----- ENTRIES PROVIDED -----
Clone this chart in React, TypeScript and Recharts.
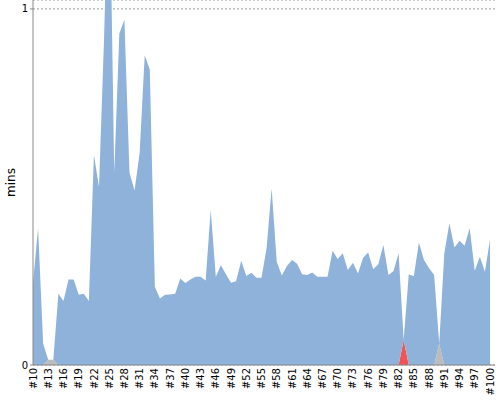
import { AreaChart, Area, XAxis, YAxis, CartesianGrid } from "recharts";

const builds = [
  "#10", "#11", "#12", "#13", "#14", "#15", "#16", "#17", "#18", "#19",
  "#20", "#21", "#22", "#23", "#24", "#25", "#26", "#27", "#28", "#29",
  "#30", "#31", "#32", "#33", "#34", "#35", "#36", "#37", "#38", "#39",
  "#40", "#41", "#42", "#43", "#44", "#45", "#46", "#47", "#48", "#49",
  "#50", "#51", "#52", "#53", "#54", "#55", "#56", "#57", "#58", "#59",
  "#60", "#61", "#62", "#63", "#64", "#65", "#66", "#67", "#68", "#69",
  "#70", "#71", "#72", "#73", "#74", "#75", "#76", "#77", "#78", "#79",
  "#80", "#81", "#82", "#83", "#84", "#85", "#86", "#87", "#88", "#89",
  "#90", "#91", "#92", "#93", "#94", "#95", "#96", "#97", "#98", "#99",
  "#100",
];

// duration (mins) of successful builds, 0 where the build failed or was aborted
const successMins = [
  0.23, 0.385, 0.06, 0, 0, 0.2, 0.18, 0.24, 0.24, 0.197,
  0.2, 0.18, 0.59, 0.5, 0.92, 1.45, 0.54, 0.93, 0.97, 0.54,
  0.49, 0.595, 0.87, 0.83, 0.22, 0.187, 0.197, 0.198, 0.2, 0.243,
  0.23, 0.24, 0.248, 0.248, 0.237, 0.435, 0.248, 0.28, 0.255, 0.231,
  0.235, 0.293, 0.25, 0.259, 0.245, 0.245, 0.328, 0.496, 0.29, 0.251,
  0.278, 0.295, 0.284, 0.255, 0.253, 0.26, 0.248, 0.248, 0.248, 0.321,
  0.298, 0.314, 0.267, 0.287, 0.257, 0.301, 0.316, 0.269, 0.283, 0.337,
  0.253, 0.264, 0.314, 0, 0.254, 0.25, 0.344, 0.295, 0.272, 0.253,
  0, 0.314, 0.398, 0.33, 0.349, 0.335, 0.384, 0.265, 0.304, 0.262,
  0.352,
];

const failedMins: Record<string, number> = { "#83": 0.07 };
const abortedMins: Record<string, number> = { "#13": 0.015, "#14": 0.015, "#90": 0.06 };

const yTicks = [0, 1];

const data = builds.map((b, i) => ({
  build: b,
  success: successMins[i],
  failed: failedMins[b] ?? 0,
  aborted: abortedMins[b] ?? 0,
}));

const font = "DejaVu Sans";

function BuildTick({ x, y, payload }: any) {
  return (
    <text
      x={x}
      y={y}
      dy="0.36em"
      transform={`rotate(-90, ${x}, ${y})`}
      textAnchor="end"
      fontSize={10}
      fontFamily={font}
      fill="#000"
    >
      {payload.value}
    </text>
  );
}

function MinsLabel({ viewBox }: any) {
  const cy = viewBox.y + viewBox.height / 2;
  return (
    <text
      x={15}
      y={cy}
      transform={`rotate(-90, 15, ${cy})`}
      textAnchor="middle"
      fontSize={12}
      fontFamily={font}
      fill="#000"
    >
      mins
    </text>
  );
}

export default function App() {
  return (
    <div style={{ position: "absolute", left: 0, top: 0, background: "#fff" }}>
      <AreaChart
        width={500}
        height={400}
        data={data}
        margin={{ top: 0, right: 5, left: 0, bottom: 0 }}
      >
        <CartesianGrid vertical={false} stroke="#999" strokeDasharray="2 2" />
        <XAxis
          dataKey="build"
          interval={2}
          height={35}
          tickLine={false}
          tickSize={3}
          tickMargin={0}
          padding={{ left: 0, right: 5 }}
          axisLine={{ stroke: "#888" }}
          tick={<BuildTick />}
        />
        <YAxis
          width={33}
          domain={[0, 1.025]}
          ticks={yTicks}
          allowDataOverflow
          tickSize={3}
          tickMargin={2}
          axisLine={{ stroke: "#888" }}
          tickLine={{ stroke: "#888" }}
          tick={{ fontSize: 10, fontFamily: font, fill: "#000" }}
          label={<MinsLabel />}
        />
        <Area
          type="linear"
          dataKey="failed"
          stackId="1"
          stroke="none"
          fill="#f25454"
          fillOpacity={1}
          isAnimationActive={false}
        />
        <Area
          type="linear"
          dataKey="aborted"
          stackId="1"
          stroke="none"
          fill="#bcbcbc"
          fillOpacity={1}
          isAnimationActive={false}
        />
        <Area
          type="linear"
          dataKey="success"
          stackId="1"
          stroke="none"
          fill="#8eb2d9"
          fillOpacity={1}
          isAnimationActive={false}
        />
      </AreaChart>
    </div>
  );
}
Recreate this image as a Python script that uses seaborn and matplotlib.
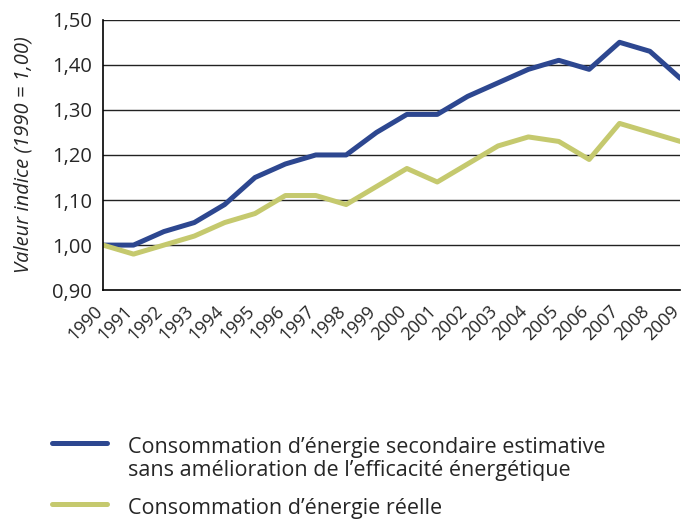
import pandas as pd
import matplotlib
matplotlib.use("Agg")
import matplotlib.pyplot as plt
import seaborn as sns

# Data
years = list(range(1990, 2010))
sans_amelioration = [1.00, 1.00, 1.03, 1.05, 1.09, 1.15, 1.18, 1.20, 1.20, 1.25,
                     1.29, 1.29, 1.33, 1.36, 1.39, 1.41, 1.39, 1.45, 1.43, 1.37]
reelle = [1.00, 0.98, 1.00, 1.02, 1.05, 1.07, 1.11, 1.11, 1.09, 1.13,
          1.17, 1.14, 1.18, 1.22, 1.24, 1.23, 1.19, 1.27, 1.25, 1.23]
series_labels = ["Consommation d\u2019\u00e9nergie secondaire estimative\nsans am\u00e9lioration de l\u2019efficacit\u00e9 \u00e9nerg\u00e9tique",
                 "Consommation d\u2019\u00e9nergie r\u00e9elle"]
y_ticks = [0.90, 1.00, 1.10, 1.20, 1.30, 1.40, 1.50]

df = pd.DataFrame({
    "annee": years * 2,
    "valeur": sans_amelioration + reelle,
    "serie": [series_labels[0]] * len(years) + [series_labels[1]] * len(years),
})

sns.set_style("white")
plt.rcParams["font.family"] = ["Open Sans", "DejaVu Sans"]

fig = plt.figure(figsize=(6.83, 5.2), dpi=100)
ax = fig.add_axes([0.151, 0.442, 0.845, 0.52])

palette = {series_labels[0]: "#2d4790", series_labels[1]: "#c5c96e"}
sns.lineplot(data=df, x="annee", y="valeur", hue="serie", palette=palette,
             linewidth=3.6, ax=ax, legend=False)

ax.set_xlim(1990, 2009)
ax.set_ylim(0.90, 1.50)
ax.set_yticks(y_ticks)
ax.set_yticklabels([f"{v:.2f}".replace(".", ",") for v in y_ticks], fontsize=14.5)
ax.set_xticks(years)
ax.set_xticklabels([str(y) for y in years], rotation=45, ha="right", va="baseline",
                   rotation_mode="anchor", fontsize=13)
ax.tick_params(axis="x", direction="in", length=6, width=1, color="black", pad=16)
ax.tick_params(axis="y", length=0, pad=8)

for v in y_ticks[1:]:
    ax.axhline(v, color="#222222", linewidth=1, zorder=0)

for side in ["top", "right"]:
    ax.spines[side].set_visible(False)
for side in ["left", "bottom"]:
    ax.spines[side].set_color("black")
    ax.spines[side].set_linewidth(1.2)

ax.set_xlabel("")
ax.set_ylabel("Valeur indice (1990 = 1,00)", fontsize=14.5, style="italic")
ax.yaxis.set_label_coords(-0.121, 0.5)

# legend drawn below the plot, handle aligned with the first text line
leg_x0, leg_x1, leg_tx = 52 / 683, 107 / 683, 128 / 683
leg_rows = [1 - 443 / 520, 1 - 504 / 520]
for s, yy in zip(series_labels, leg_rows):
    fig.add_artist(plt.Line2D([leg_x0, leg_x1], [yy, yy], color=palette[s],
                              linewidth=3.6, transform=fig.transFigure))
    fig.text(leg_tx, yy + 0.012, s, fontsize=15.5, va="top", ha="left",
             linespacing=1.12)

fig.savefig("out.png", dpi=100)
-----
### EXERCISE
Every line that holds the word "this" should be extracted.

### PROBLEM SOLUTION
Clone this chart in React, TypeScript and Recharts.
Recreate this image as a Python script that uses seaborn and matplotlib.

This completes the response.